--- begin ---
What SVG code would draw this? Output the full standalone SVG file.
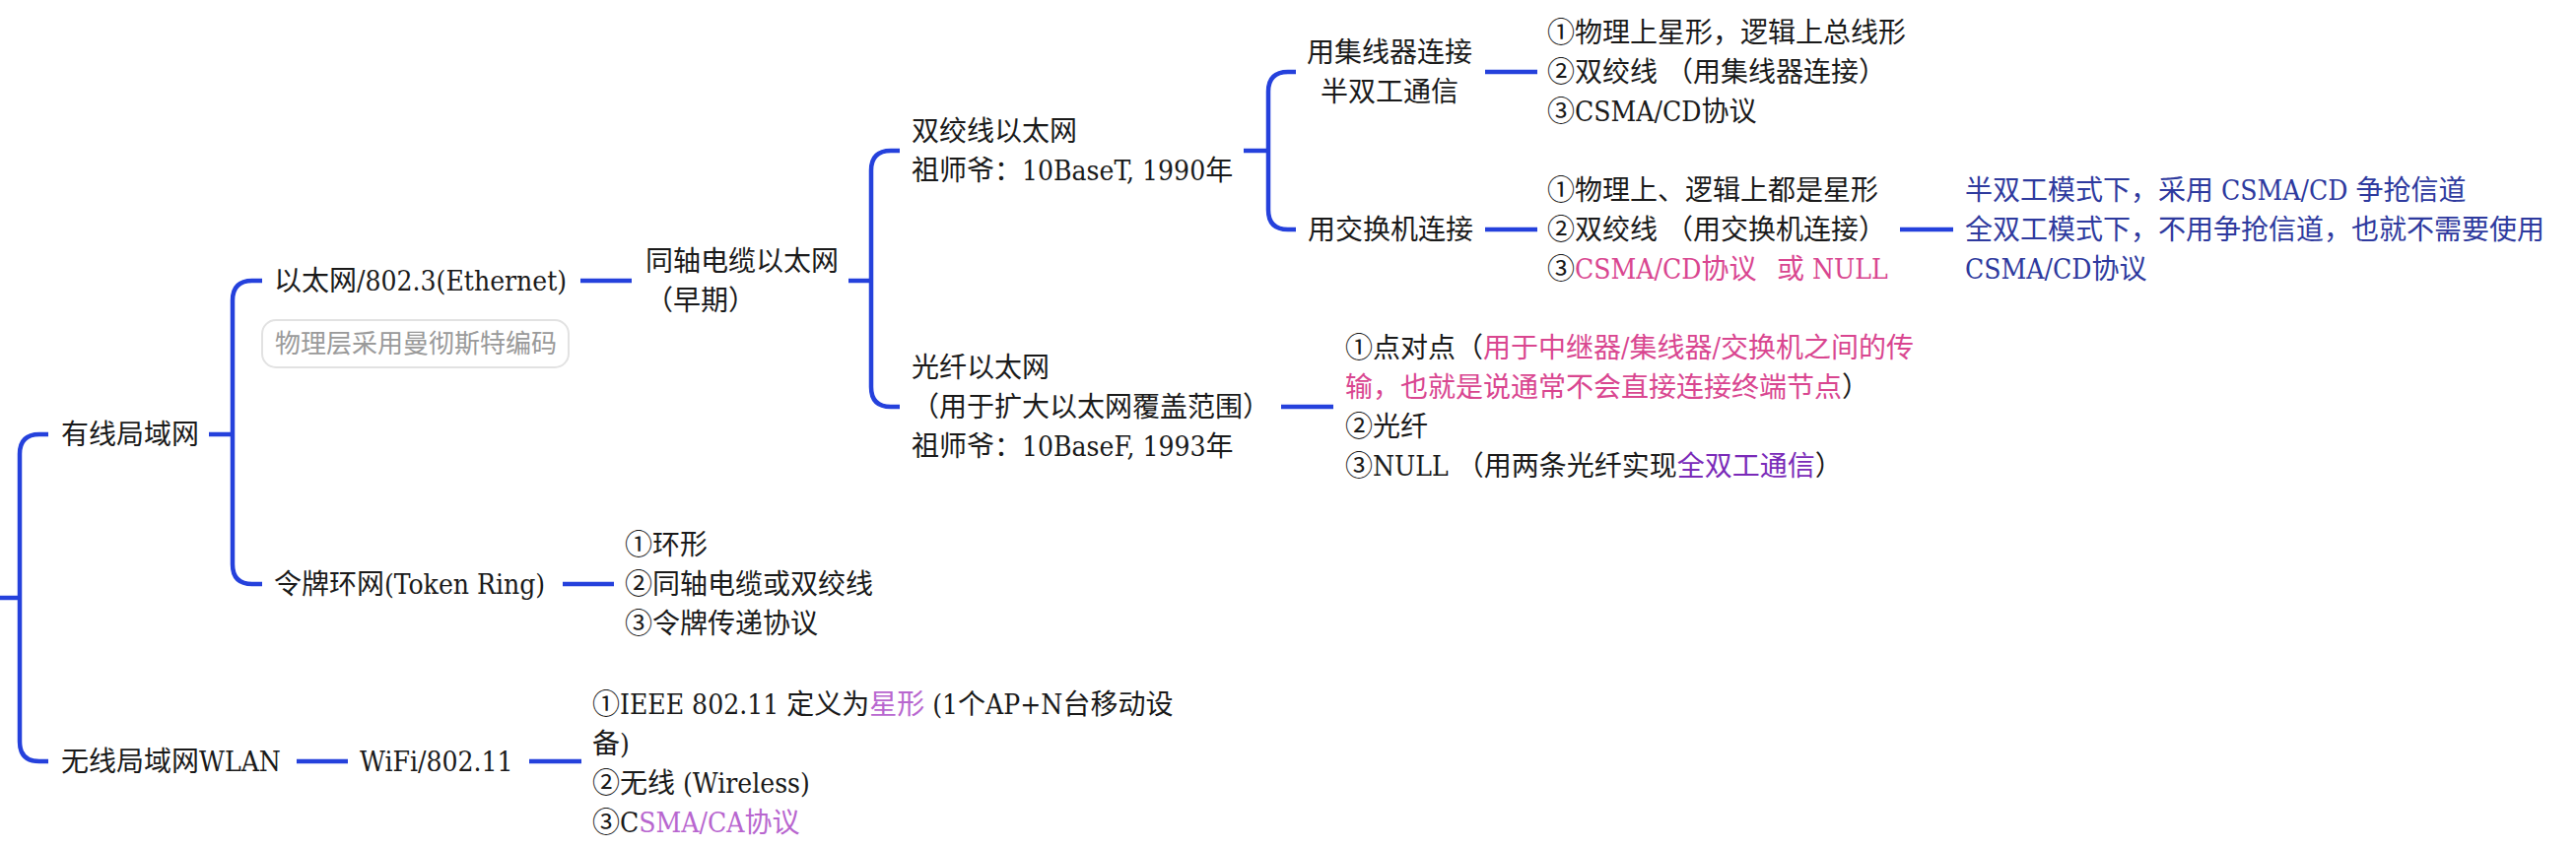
<svg xmlns="http://www.w3.org/2000/svg" width="2614" height="860" viewBox="0 0 2614 860">
<style>
text{font-family:"DejaVu Serif Condensed","DejaVu Serif","Noto Sans CJK SC",serif;font-stretch:condensed;font-size:28px;fill:#1a1a1a}
.c{fill:none;stroke:#2541dc;stroke-width:4.5;stroke-linecap:butt;stroke-linejoin:round}
.pk{fill:#d94690}
.pu{fill:#7a2ab8}
.lp{fill:#b866cf}
.bl{fill:#2e3a9e}
.note{font-size:26px;fill:#9a9a9a}
.mid{text-anchor:middle}
</style>
<rect width="2614" height="860" fill="#ffffff"/>
<g id="connectors">
<path class="c" d="M0,607 H20"/>
<path class="c" d="M49,441 H40 Q20,441 20,461 V753 Q20,773 40,773 H49"/>
<path class="c" d="M212,441 H236"/>
<path class="c" d="M266,285 H256 Q236,285 236,305 V573 Q236,593 256,593 H266"/>
<path class="c" d="M589,285 H641"/>
<path class="c" d="M861,285 H884"/>
<path class="c" d="M913,153 H904 Q884,153 884,173 V393 Q884,413 904,413 H913"/>
<path class="c" d="M1262,153 H1287"/>
<path class="c" d="M1315,73 H1307 Q1287,73 1287,93 V213 Q1287,233 1307,233 H1315"/>
<path class="c" d="M1507,73 H1560"/>
<path class="c" d="M1507,233 H1560"/>
<path class="c" d="M1928,233 H1982"/>
<path class="c" d="M1300,413 H1353"/>
<path class="c" d="M571,593 H623"/>
<path class="c" d="M301,773 H353"/>
<path class="c" d="M537,773 H590"/>
</g>
<g id="n-wired"><text x="62" y="451">有线局域网</text></g>
<g id="n-wireless"><text x="62" y="783">无线局域网WLAN</text></g>
<g id="n-ethernet">
<text x="278" y="295">以太网/802.3(Ethernet)</text>
<rect x="266" y="325" width="311" height="48" rx="14" fill="#ffffff" stroke="#e2e2e2" stroke-width="2"/>
<text class="note" x="279" y="358">物理层采用曼彻斯特编码</text>
</g>
<g id="n-token"><text x="278" y="603">令牌环网(Token Ring)</text></g>
<g id="n-token-items">
<text x="634" y="563">①环形</text>
<text x="634" y="603">②同轴电缆或双绞线</text>
<text x="634" y="643">③令牌传递协议</text>
</g>
<g id="n-coax">
<text x="655" y="275">同轴电缆以太网</text>
<text x="655" y="315">（早期）</text>
</g>
<g id="n-twisted">
<text x="925" y="143">双绞线以太网</text>
<text x="925" y="183">祖师爷：10BaseT, 1990年</text>
</g>
<g id="n-fiber">
<text x="925" y="383">光纤以太网</text>
<text x="925" y="423">（用于扩大以太网覆盖范围）</text>
<text x="925" y="463">祖师爷：10BaseF, 1993年</text>
</g>
<g id="n-hub">
<text class="mid" x="1410" y="63">用集线器连接</text>
<text class="mid" x="1410" y="103">半双工通信</text>
</g>
<g id="n-switch"><text x="1327" y="243">用交换机连接</text></g>
<g id="n-hub-items">
<text x="1570" y="43">①物理上星形，逻辑上总线形</text>
<text x="1570" y="83">②双绞线 （用集线器连接）</text>
<text x="1570" y="123">③CSMA/CD协议</text>
</g>
<g id="n-switch-items">
<text x="1570" y="203">①物理上、逻辑上都是星形</text>
<text x="1570" y="243">②双绞线 （用交换机连接）</text>
<text x="1570" y="283">③<tspan class="pk">CSMA/CD协议</tspan><tspan class="pk" x="1803">或 NULL</tspan></text>
</g>
<g id="n-duplex">
<text class="bl" x="1994" y="203">半双工模式下，采用 CSMA/CD 争抢信道</text>
<text class="bl" x="1994" y="243">全双工模式下，不用争抢信道，也就不需要使用</text>
<text class="bl" x="1994" y="283">CSMA/CD协议</text>
</g>
<g id="n-fiber-items">
<text x="1365" y="363">①点对点（<tspan class="pk">用于中继器/集线器/交换机之间的传</tspan></text>
<text x="1365" y="403"><tspan class="pk">输，也就是说通常不会直接连接终端节点</tspan>）</text>
<text x="1365" y="443">②光纤</text>
<text x="1365" y="483">③NULL （用两条光纤实现<tspan class="pu">全双工通信</tspan>）</text>
</g>
<g id="n-wifi"><text x="365" y="783">WiFi/802.11</text></g>
<g id="n-wifi-items">
<text x="601" y="725">①IEEE 802.11 定义为<tspan class="lp">星形</tspan> (1个AP+N台移动设</text>
<text x="601" y="765">备)</text>
<text x="601" y="805">②无线 (Wireless)</text>
<text x="601" y="845">③C<tspan class="lp">SMA/CA协议</tspan></text>
</g>
</svg>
--- end ---
Reproduce every line exactly and omit all pictures.

**Correct response:**
What SVG code would draw this? Output the full standalone SVG file.
<svg xmlns="http://www.w3.org/2000/svg" width="2614" height="860" viewBox="0 0 2614 860">
<style>
text{font-family:"DejaVu Serif Condensed","DejaVu Serif","Noto Sans CJK SC",serif;font-stretch:condensed;font-size:28px;fill:#1a1a1a}
.c{fill:none;stroke:#2541dc;stroke-width:4.5;stroke-linecap:butt;stroke-linejoin:round}
.pk{fill:#d94690}
.pu{fill:#7a2ab8}
.lp{fill:#b866cf}
.bl{fill:#2e3a9e}
.note{font-size:26px;fill:#9a9a9a}
.mid{text-anchor:middle}
</style>
<rect width="2614" height="860" fill="#ffffff"/>
<g id="connectors">
<path class="c" d="M0,607 H20"/>
<path class="c" d="M49,441 H40 Q20,441 20,461 V753 Q20,773 40,773 H49"/>
<path class="c" d="M212,441 H236"/>
<path class="c" d="M266,285 H256 Q236,285 236,305 V573 Q236,593 256,593 H266"/>
<path class="c" d="M589,285 H641"/>
<path class="c" d="M861,285 H884"/>
<path class="c" d="M913,153 H904 Q884,153 884,173 V393 Q884,413 904,413 H913"/>
<path class="c" d="M1262,153 H1287"/>
<path class="c" d="M1315,73 H1307 Q1287,73 1287,93 V213 Q1287,233 1307,233 H1315"/>
<path class="c" d="M1507,73 H1560"/>
<path class="c" d="M1507,233 H1560"/>
<path class="c" d="M1928,233 H1982"/>
<path class="c" d="M1300,413 H1353"/>
<path class="c" d="M571,593 H623"/>
<path class="c" d="M301,773 H353"/>
<path class="c" d="M537,773 H590"/>
</g>
<g id="n-wired"><text x="62" y="451">有线局域网</text></g>
<g id="n-wireless"><text x="62" y="783">无线局域网WLAN</text></g>
<g id="n-ethernet">
<text x="278" y="295">以太网/802.3(Ethernet)</text>
<rect x="266" y="325" width="311" height="48" rx="14" fill="#ffffff" stroke="#e2e2e2" stroke-width="2"/>
<text class="note" x="279" y="358">物理层采用曼彻斯特编码</text>
</g>
<g id="n-token"><text x="278" y="603">令牌环网(Token Ring)</text></g>
<g id="n-token-items">
<text x="634" y="563">①环形</text>
<text x="634" y="603">②同轴电缆或双绞线</text>
<text x="634" y="643">③令牌传递协议</text>
</g>
<g id="n-coax">
<text x="655" y="275">同轴电缆以太网</text>
<text x="655" y="315">（早期）</text>
</g>
<g id="n-twisted">
<text x="925" y="143">双绞线以太网</text>
<text x="925" y="183">祖师爷：10BaseT, 1990年</text>
</g>
<g id="n-fiber">
<text x="925" y="383">光纤以太网</text>
<text x="925" y="423">（用于扩大以太网覆盖范围）</text>
<text x="925" y="463">祖师爷：10BaseF, 1993年</text>
</g>
<g id="n-hub">
<text class="mid" x="1410" y="63">用集线器连接</text>
<text class="mid" x="1410" y="103">半双工通信</text>
</g>
<g id="n-switch"><text x="1327" y="243">用交换机连接</text></g>
<g id="n-hub-items">
<text x="1570" y="43">①物理上星形，逻辑上总线形</text>
<text x="1570" y="83">②双绞线 （用集线器连接）</text>
<text x="1570" y="123">③CSMA/CD协议</text>
</g>
<g id="n-switch-items">
<text x="1570" y="203">①物理上、逻辑上都是星形</text>
<text x="1570" y="243">②双绞线 （用交换机连接）</text>
<text x="1570" y="283">③<tspan class="pk">CSMA/CD协议</tspan><tspan class="pk" x="1803">或 NULL</tspan></text>
</g>
<g id="n-duplex">
<text class="bl" x="1994" y="203">半双工模式下，采用 CSMA/CD 争抢信道</text>
<text class="bl" x="1994" y="243">全双工模式下，不用争抢信道，也就不需要使用</text>
<text class="bl" x="1994" y="283">CSMA/CD协议</text>
</g>
<g id="n-fiber-items">
<text x="1365" y="363">①点对点（<tspan class="pk">用于中继器/集线器/交换机之间的传</tspan></text>
<text x="1365" y="403"><tspan class="pk">输，也就是说通常不会直接连接终端节点</tspan>）</text>
<text x="1365" y="443">②光纤</text>
<text x="1365" y="483">③NULL （用两条光纤实现<tspan class="pu">全双工通信</tspan>）</text>
</g>
<g id="n-wifi"><text x="365" y="783">WiFi/802.11</text></g>
<g id="n-wifi-items">
<text x="601" y="725">①IEEE 802.11 定义为<tspan class="lp">星形</tspan> (1个AP+N台移动设</text>
<text x="601" y="765">备)</text>
<text x="601" y="805">②无线 (Wireless)</text>
<text x="601" y="845">③C<tspan class="lp">SMA/CA协议</tspan></text>
</g>
</svg>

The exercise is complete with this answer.